The salt will work as a gentle abrasive to help remove the REALLY stubborn bits of burned food, so you don’t need to put as much effort into removing it because the salt will help gently coax it off for you. Once all the paste has been removed, it’s on to the next step!
Step 6: Cleaning The Griddle
Now all you need to do is clean the griddle. I’ve covered it before on this blog, so here’s a super quick run down:
- Use a mild dish soap and some hot water
- Use the soft side of a sponge to clean the surface of the griddle
- Make sure you remove all grease and debris
- Get your hands involved to check for any stubborn grease and use more dish soap and hot water as necessary
- If you have an electric griddle, be careful not to get the area around the electrical element wet
Step 7: The All-Important Drying Stage
Once cleaned, take some paper towels and dry every area of the griddle you can get your hands on. This will help prevent rust, so it’s really important you’re thorough at this stage.

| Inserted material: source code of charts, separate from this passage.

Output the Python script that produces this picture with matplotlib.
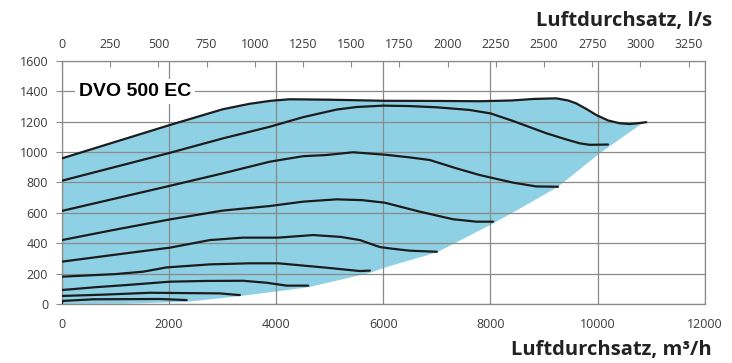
import matplotlib
matplotlib.use('Agg')
import matplotlib.pyplot as plt

# fan curves for the speed steps, x in m3/h, y in Pa
curve_x = [
    [0, 1000, 2000, 3000, 3500, 3900, 4250, 5000, 6000, 7000, 7800, 8400, 8800, 9230, 9450, 9600, 9800, 9977, 10200, 10412, 10600, 10750, 10910],
    [0, 1000, 2000, 3000, 3880, 4500, 5125, 5500, 6000, 6500, 7000, 7600, 8000, 8422, 9044, 9400, 9666, 9853, 10194],
    [0, 1000, 2000, 3000, 3880, 4500, 4940, 5436, 6027, 6500, 6867, 7365, 7800, 8422, 8857, 9261],
    [0, 1000, 2015, 3000, 3880, 4503, 5125, 5600, 6027, 6680, 7302, 7738, 8049],
    [0, 1000, 2015, 2762, 3383, 4037, 4690, 5200, 5561, 5934, 6121, 6494, 7000],
    [0, 1000, 1517, 1953, 2762, 3500, 4037, 4939, 5561, 5748],
    [0, 600, 1207, 2015, 2700, 3383, 3820, 4193, 4597],
    [0, 800, 1642, 2948, 3200, 3322],
    [0, 0, 584, 1829, 2327],
]
curve_y = [
    [959, 1068, 1177, 1282, 1318, 1338, 1348, 1345, 1338, 1337, 1335, 1340, 1350, 1354, 1340, 1321, 1282, 1244, 1208, 1190, 1185, 1190, 1197],
    [812, 903, 994, 1090, 1167, 1230, 1280, 1297, 1306, 1303, 1295, 1278, 1255, 1205, 1124, 1085, 1058, 1048, 1050],
    [613, 695, 777, 860, 937, 973, 981, 999, 983, 965, 948, 893, 849, 799, 774, 772],
    [421, 490, 557, 615, 645, 674, 689, 684, 667, 608, 558, 542, 542],
    [279, 325, 371, 421, 437, 437, 454, 442, 421, 375, 366, 351, 344],
    [180, 197, 213, 241, 261, 268, 268, 239, 217, 220],
    [92, 110, 125, 147, 152, 153, 140, 121, 121],
    [53, 62, 74, 70, 62, 59],
    [5, 20, 31, 33, 26],
]

# lower edge of the working range
edge_x = [0, 1200, 2327, 3322, 4597, 5748, 6121, 7000, 8049, 8609, 9261, 10039, 10786, 10910]
edge_y = [0, 2, 14, 52, 110, 205, 250, 340, 530, 640, 772, 992, 1178, 1197]

x_ticks = [0, 2000, 4000, 6000, 8000, 10000, 12000]
y_ticks = list(range(0, 1601, 200))
ls_ticks = list(range(0, 3251, 250))

fig = plt.figure(figsize=(7.32, 3.63), dpi=100)
ax = fig.add_axes([0.0847, 0.1625, 0.878, 0.6695])

fill_x = curve_x[0] + edge_x[::-1]
fill_y = curve_y[0] + edge_y[::-1]
ax.fill(fill_x, fill_y, color='#8fd1e4', lw=0, zorder=1)

for xs, ys in zip(curve_x, curve_y):
    ax.plot(xs, ys, color='#1c1c1c', lw=1.6, zorder=3,
            solid_capstyle='round', solid_joinstyle='round')

ax.set_xlim(0, 12000)
ax.set_ylim(0, 1600)
ax.set_xticks(x_ticks)
ax.set_yticks(y_ticks)
ax.grid(True, color='#8a8a8a', lw=0.9, zorder=2)
ax.set_axisbelow(False)
for s in ax.spines.values():
    s.set_color('#8a8a8a')
    s.set_linewidth(0.9)
    s.set_zorder(2)
ax.tick_params(axis='x', length=0, labelsize=9, labelcolor='#3a3a3a', pad=10)
ax.tick_params(axis='y', length=4, color='#8a8a8a', labelsize=9, labelcolor='#3a3a3a', pad=6)
for lab in ax.get_xticklabels() + ax.get_yticklabels():
    lab.set_family('Open Sans')

# top axis in l/s
top = ax.twiny()
top.set_xlim(0, 12000 / 3.6)
top.set_xticks(ls_ticks)
top.tick_params(axis='x', direction='in', length=4, color='#8a8a8a',
                labelsize=9, labelcolor='#3a3a3a', pad=7)
for lab in top.get_xticklabels():
    lab.set_family('Open Sans')
for s in top.spines.values():
    s.set_visible(False)

ax.text(320, 1398, 'DVO 500 EC', fontsize=14, fontweight='bold', family='Liberation Sans',
        va='center', ha='left', zorder=5,
        bbox=dict(facecolor='white', edgecolor='none', pad=3))

fig.text(0.973, 0.942, 'Luftdurchsatz, l/s', fontsize=14.5, fontweight='bold',
         family='Open Sans', color='#222222', ha='right', va='center')
fig.text(0.973, 0.036, 'Luftdurchsatz, m³/h', fontsize=14.5, fontweight='bold',
         family='Open Sans', color='#222222', ha='right', va='center')

fig.savefig('out.png', dpi=100)
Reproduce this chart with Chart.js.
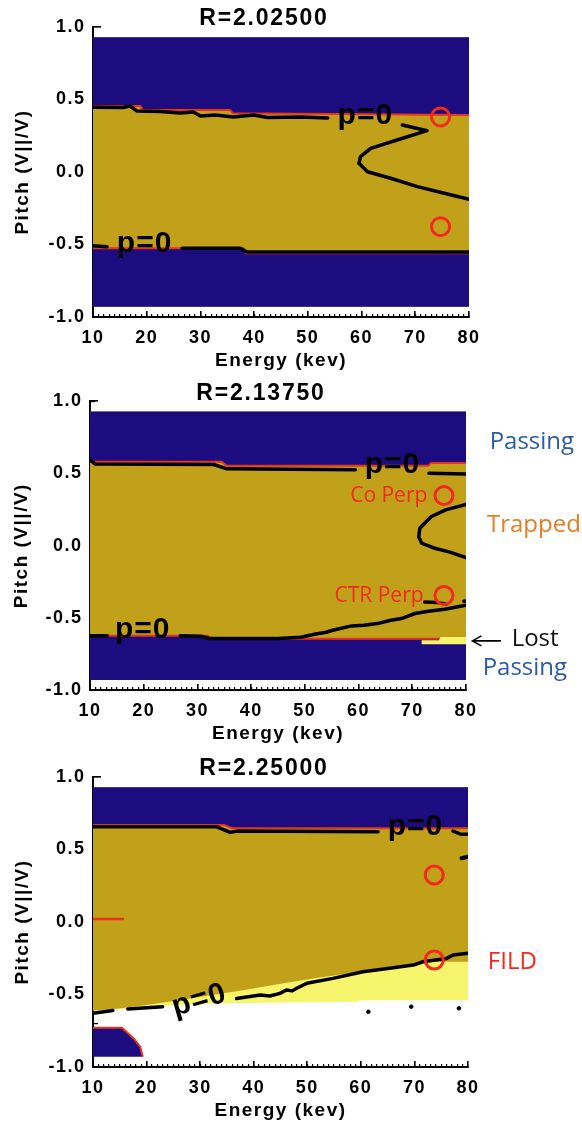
<!DOCTYPE html>
<html>
<head>
<meta charset="utf-8">
<title>Orbit type vs energy and pitch</title>
<script src="https://cdn.jsdelivr.net/npm/chart.js@4.4.1/dist/chart.umd.min.js"></script>
<style>
  body { margin: 0; background: #fff; }
  canvas { position: absolute; left: 0; }
</style>
</head>
<body>
<canvas id="r1" width="582" height="375" style="top:0px"></canvas>
<canvas id="r2" width="582" height="375" style="top:375px"></canvas>
<canvas id="r3" width="582" height="375" style="top:750px"></canvas>

<script>
// values, pairs are [energy keV, pitch V||/V]
const radii = ['R=2.02500', 'R=2.13750', 'R=2.25000'];
const gridEdge = 0.93;   // computed grid stops short of +-1

// R = 2.025
const r1PassTop = [[10,0.455],[18.8,0.455],[19.3,0.428],[35.5,0.428],[36,0.405],[55,0.4],[80,0.393]];
const r1PassBot = [[10,-0.526],[38,-0.526],[38.5,-0.56],[80,-0.56]];
const r1P0Top = [[10,0.446],[15.6,0.445],[16.9,0.455],[18.2,0.42],[22.5,0.417],[26.2,0.407],[28.7,0.414],
                 [30,0.386],[32.8,0.393],[36.1,0.379],[39.9,0.393],[42.5,0.376],[48.6,0.379],[53.7,0.372]];
const r1P0Hook = [[67.6,0.324],[72.2,0.285],[66.6,0.221],[61.7,0.163],[59.8,0.106],[59.5,0.06],[61.1,0.002],
                  [65.4,-0.043],[70.4,-0.101],[75.4,-0.147],[80,-0.188]];
const r1P0LowA = [[10,-0.508],[12.6,-0.515]];
const r1P0LowB = [[26.6,-0.526],[37.4,-0.526],[38.7,-0.552],[80,-0.552]];
const r1Probes = [[74.7,0.38],[74.7,-0.377]];

// R = 2.1375
const r2PassTop = [[10,0.581],[34.5,0.581],[35.5,0.553],[73,0.553],[73.5,0.573],[80,0.573]];
const r2PassBot = [[10,-0.625],[32,-0.625],[32.5,-0.645],[80,-0.645]];
const r2LostTop = [[71.7,-0.655],[75,-0.655],[75.2,-0.632],[80,-0.632]];
const r2LostBottom = -0.683;
const r2P0TopA = [[10,0.593],[11,0.565],[33,0.562],[35.5,0.532],[59.4,0.526]];
const r2P0TopB = [[73.1,0.501],[80,0.497]];
const r2P0Hook = [[80,0.285],[76.2,0.248],[73.5,0.2],[71.4,0.12],[71.2,0.06],[71.8,0.015],[74,-0.016],[77,-0.045],[80,-0.083]];
const r2P0LowA = [[10,-0.625],[13.2,-0.625]];
const r2P0LowB = [[26.8,-0.625],[30.7,-0.627],[32.2,-0.643],[45,-0.643],[49.2,-0.635],[52,-0.612],[54,-0.6],[55,-0.588],
                  [56,-0.579],[58.7,-0.556],[61,-0.552],[63.5,-0.54],[66,-0.517],[68,-0.505],[70.5,-0.47],[73,-0.455],[76,-0.44],[80,-0.413]];
const r2P0Stub = [[72.3,-0.39],[74.5,-0.393],[76.3,-0.405]];
const r2P0Tip = [[79.6,-0.385],[80,-0.384]];
const r2Probes = [[75.9,0.347],[75.9,-0.345]];

// R = 2.25
const r3PassTop = [[10,0.669],[34.5,0.669],[36,0.646],[80,0.646]];
const r3TrapBot = [[10,-0.61],[14,-0.6],[20,-0.573],[26,-0.54],[32,-0.505],[38,-0.47],[45,-0.425],[52,-0.385],
                   [60,-0.343],[68,-0.3],[71.5,-0.274],[80,-0.274]];
const r3LostBot = [[10,-0.61],[12,-0.61],[14,-0.603],[17,-0.6],[22,-0.585],[26,-0.572],[30,-0.565],[35,-0.56],
                   [45,-0.556],[59,-0.55],[60,-0.54],[80,-0.538]];
const r3PassBlob = [[10,-0.73],[15.4,-0.73],[17.5,-0.8],[18.8,-0.86],[19.3,-0.93]];
const r3Streak = [[10,0.02],[15.6,0.02]];
const r3P0TopA = [[10,0.657],[33,0.657],[35.6,0.618],[37,0.627],[63.2,0.623]];
const r3P0TopB = [[77.2,0.627],[78.5,0.607],[80,0.605]];
const r3P0Nub = [[78.8,0.44],[80,0.45]];
const r3P0LowA = [[10,-0.63],[13.7,-0.61]];
const r3P0LowB = [[16.5,-0.6],[23,-0.584]];
const r3P0LowC = [[36.8,-0.527],[39,-0.515],[41.2,-0.503],[43,-0.51],[44.9,-0.492],[46.1,-0.469],[47.2,-0.475],[48,-0.457],
                  [49.9,-0.423],[54.8,-0.389],[60.4,-0.343],[65,-0.32],[69.8,-0.297],[71.6,-0.274],[76,-0.251],[77.2,-0.228],[80,-0.216]];
const r3Dots = [[61.4,-0.619],[69.4,-0.584],[78.3,-0.595]];
const r3Probes = [[73.7,0.324],[73.7,-0.262]];

// colours
const BLUE = '#1c0c7f', GOLD = '#c1a11a', YELLOW = '#f7f56c', EDGE = '#e8321e', RED = '#f2291c';
const AXIS_FONT = '"Liberation Sans", Arial, sans-serif';
const NOTE_FONT = '"Open Sans", sans-serif';

function pts(a) { return a.map(d => ({x: d[0], y: d[1]})); }

function region(a, color, to, edge) {
  return {data: pts(a), backgroundColor: color, fill: {value: to},
          borderColor: edge || 'rgba(0,0,0,0)', borderWidth: edge ? 2 : 1, pointRadius: 0};
}
function curve(a, color, width) {
  return {data: pts(a), borderColor: color || '#000', borderWidth: width || 3.5, fill: false,
          pointRadius: 0, borderCapStyle: 'round', borderJoinStyle: 'round'};
}
function marks(a, radius, color, lw, filled) {
  return {data: pts(a), showLine: false, pointRadius: radius, pointBorderWidth: lw,
          pointBorderColor: color, pointBackgroundColor: filled ? color : 'rgba(0,0,0,0)'};
}

const wholeGrid = [[10, gridEdge], [80, gridEdge]];
const P0 = {font: 'bold 30px ' + AXIS_FONT, ls: '1px', dy: -2.8};
const side = (text, e, p, color, align, size) =>
  ({text, e, p, color, align: align || 'left', font: (size || 24) + 'px ' + NOTE_FONT});

const panels = [
  { id: 'r1', title: radii[0], box: {left: 93, right: 469, top: 27, bottom: 317, tx: 23},
    layers: [
      region(wholeGrid, GOLD, -gridEdge),
      region(r1PassTop, BLUE, gridEdge, EDGE),
      region(r1PassBot, BLUE, -gridEdge, EDGE),
      curve(r1P0Top), curve(r1P0Hook), curve(r1P0LowA), curve(r1P0LowB),
      marks(r1Probes, 9, RED, 3)
    ],
    notes: [
      Object.assign({text: 'p=0', e: 60.7, p: 0.37}, P0),
      Object.assign({text: 'p=0', e: 19.6, p: -0.515}, P0)
    ]
  },
  { id: 'r2', title: radii[1], box: {left: 90, right: 466, top: 25, bottom: 315, tx: 21.5},
    layers: [
      region(wholeGrid, GOLD, -gridEdge),
      region(r2PassTop, BLUE, gridEdge, EDGE),
      region(r2PassBot, BLUE, -gridEdge, EDGE),
      region(r2LostTop, YELLOW, r2LostBottom),
      curve(r2P0TopA), curve(r2P0TopB), curve(r2P0Hook),
      curve(r2P0LowA), curve(r2P0LowB), curve(r2P0Stub), curve(r2P0Tip),
      marks(r2Probes, 9, RED, 3)
    ],
    notes: [
      Object.assign({text: 'p=0', e: 66.3, p: 0.541}, P0),
      Object.assign({text: 'p=0', e: 19.8, p: -0.602}, P0),
      side('Passing', 84.4, 0.714, '#2a5ba8'),
      side('Trapped', 83.9, 0.139, '#e47e25'),
      side('Lost', 88.5, -0.648, '#111'),
      side('Passing', 83.1, -0.85, '#2a5ba8'),
      side('Co Perp', 72.8, 0.346, RED, 'right', 21),
      side('CTR Perp', 72.1, -0.35, RED, 'right', 21)
    ],
    arrow: {from: [86.5, -0.66], to: [81.2, -0.66]}
  },
  { id: 'r3', title: radii[2], box: {left: 93, right: 468, top: 27, bottom: 317, tx: 23},
    layers: [
      region(r3LostBot, YELLOW, 0),
      region(r3TrapBot, GOLD, gridEdge),
      region(r3PassTop, BLUE, gridEdge, EDGE),
      region(r3PassBlob, BLUE, -gridEdge, EDGE),
      curve(r3Streak, EDGE, 2.5),
      curve(r3P0TopA), curve(r3P0TopB), curve(r3P0Nub, '#000', 4),
      curve(r3P0LowA), curve(r3P0LowB), curve(r3P0LowC),
      marks(r3Dots, 1.8, '#000', 1, true),
      marks(r3Probes, 9, RED, 3)
    ],
    notes: [
      Object.assign({text: 'p=0', e: 70.2, p: 0.64}, P0),
      Object.assign({text: 'p=0', e: 30, p: -0.56, rot: -16}, P0),
      side('FILD', 83.7, -0.274, RED)
    ]
  }
];
const panelById = {};
panels.forEach(p => { panelById[p.id] = p; });

// titles, p=0 labels and the side notes
const annotate = {
  id: 'annotate',
  beforeUpdate(chart) { chart.ctx.letterSpacing = '1.5px'; },
  beforeDraw(chart) { chart.ctx.letterSpacing = '1.5px'; },
  afterDraw(chart) {
    const p = panelById[chart.canvas.id];
    const {ctx, chartArea: a} = chart;
    const X = chart.scales.x, Y = chart.scales.y;
    ctx.save();
    ctx.font = 'bold 23px ' + AXIS_FONT;
    ctx.letterSpacing = '1.8px';
    ctx.fillStyle = '#000';
    ctx.textAlign = 'center';
    ctx.textBaseline = 'middle';
    ctx.fillText(p.title, a.left + 171, a.top - 8);

    p.notes.forEach(n => {
      ctx.save();
      ctx.translate(X.getPixelForValue(n.e), Y.getPixelForValue(n.p));
      if (n.rot) ctx.rotate(n.rot * Math.PI / 180);
      ctx.font = n.font;
      ctx.letterSpacing = n.ls || '0px';
      ctx.fillStyle = n.color || '#000';
      ctx.textAlign = n.align || 'center';
      ctx.textBaseline = 'middle';
      ctx.fillText(n.text, 0, n.dy || 0);
      ctx.restore();
    });

    if (p.arrow) {
      const x0 = X.getPixelForValue(p.arrow.from[0]), y0 = Y.getPixelForValue(p.arrow.from[1]);
      const x1 = X.getPixelForValue(p.arrow.to[0]), y1 = Y.getPixelForValue(p.arrow.to[1]);
      ctx.strokeStyle = '#000';
      ctx.lineWidth = 1.6;
      ctx.beginPath();
      ctx.moveTo(x0, y0); ctx.lineTo(x1, y1);
      ctx.moveTo(x1 + 9, y1 - 5); ctx.lineTo(x1, y1); ctx.lineTo(x1 + 9, y1 + 5);
      ctx.stroke();
    }
    ctx.restore();
  }
};

function axes(g, xh) {
  const bold = size => ({family: AXIS_FONT, size: size, weight: 'bold'});
  return {
    x: {type: 'linear', axis: 'x', position: 'bottom', weight: 1, z: 1, min: 10, max: 80,
        ticks: {stepSize: 10, padding: 16, color: '#000', font: bold(18), maxRotation: 0, autoSkip: false},
        grid: {drawOnChartArea: false, tickLength: -6, lineWidth: 1.6, color: '#000'},
        border: {width: 2, color: '#000'},
        title: {display: true, text: 'Energy (kev)', color: '#000', font: bold(19), padding: 0},
        afterFit: s => { s.height = xh; }},
    xMinor: {type: 'linear', axis: 'x', position: 'bottom', weight: 0, z: 1, min: 10, max: 80,
        ticks: {stepSize: 1, display: false},
        grid: {drawOnChartArea: false, tickLength: -3, lineWidth: 1.2, color: '#000'},
        border: {display: false},
        afterFit: s => { s.height = 0; }},
    y: {type: 'linear', axis: 'y', position: 'left', weight: 1, z: 1, min: -1, max: 1,
        ticks: {stepSize: 0.5, padding: 15.5, color: '#000', font: bold(18), callback: v => v.toFixed(1)},
        grid: {drawOnChartArea: false, tickLength: -8, lineWidth: 1.6, color: '#000'},
        border: {width: 2, color: '#000'},
        title: {display: true, text: 'Pitch (V||/V)', color: '#000', font: bold(19),
                padding: {top: g.tx - 11.4, bottom: 0}},
        afterFit: s => { s.width = g.left; }},
    yMinor: {type: 'linear', axis: 'y', position: 'left', weight: 0, z: 1, min: -1, max: 1,
        ticks: {stepSize: 0.1, display: false},
        grid: {drawOnChartArea: false, tickLength: -5, lineWidth: 1.2, color: '#000'},
        border: {display: false},
        afterFit: s => { s.width = 0; }}
  };
}

panels.forEach(p => {
  const g = p.box, xh = 55.4;
  const sets = p.layers.map((d, i, all) =>
    Object.assign({order: all.length - i, tension: 0, xAxisID: 'x', yAxisID: 'y'}, d));
  new Chart(document.getElementById(p.id), {
    type: 'line',
    data: {datasets: sets},
    options: {
      responsive: false,
      animation: false,
      events: [],
      layout: {autoPadding: false,
               padding: {left: 0, top: g.top, right: 582 - g.right, bottom: 375 - g.bottom - xh}},
      plugins: {legend: {display: false}, tooltip: {enabled: false}, title: {display: false}},
      scales: axes(g, xh)
    },
    plugins: [annotate]
  });
});
</script>
</body>
</html>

When you think you’ve dried everything, leave the griddle uncovered or on a counter if it’s a tabletop griddle to air dry before covering it up or storing it away.
Step 8: Season As Necessary
I said earlier that baking soda paste is quite powerful stuff, so if you feel as though your griddle needs seasoning again to make it easier to clean next time and keep it in its best condition, then you can re-season it at this stage.
Just take your oil of choice, get your griddle as hot as possible and wait until the oil smokes.
Then turn off the heat and allow it to cool – this will provide a nice protective barrier for the next time you use your griddle so it won’t require such a deep clean again.
Final Word With Griddles and Baking Soda
So there you have it, how to clean a griddle with baking soda. It’s easier than you first thought, right?
I hope so anyway, and remember, once you’ve got your griddle looking great again, try to stay on top of cleaning it after every use so you don’t have to return to my guide on cleaning it with baking soda again! Good luck, and happy grilling!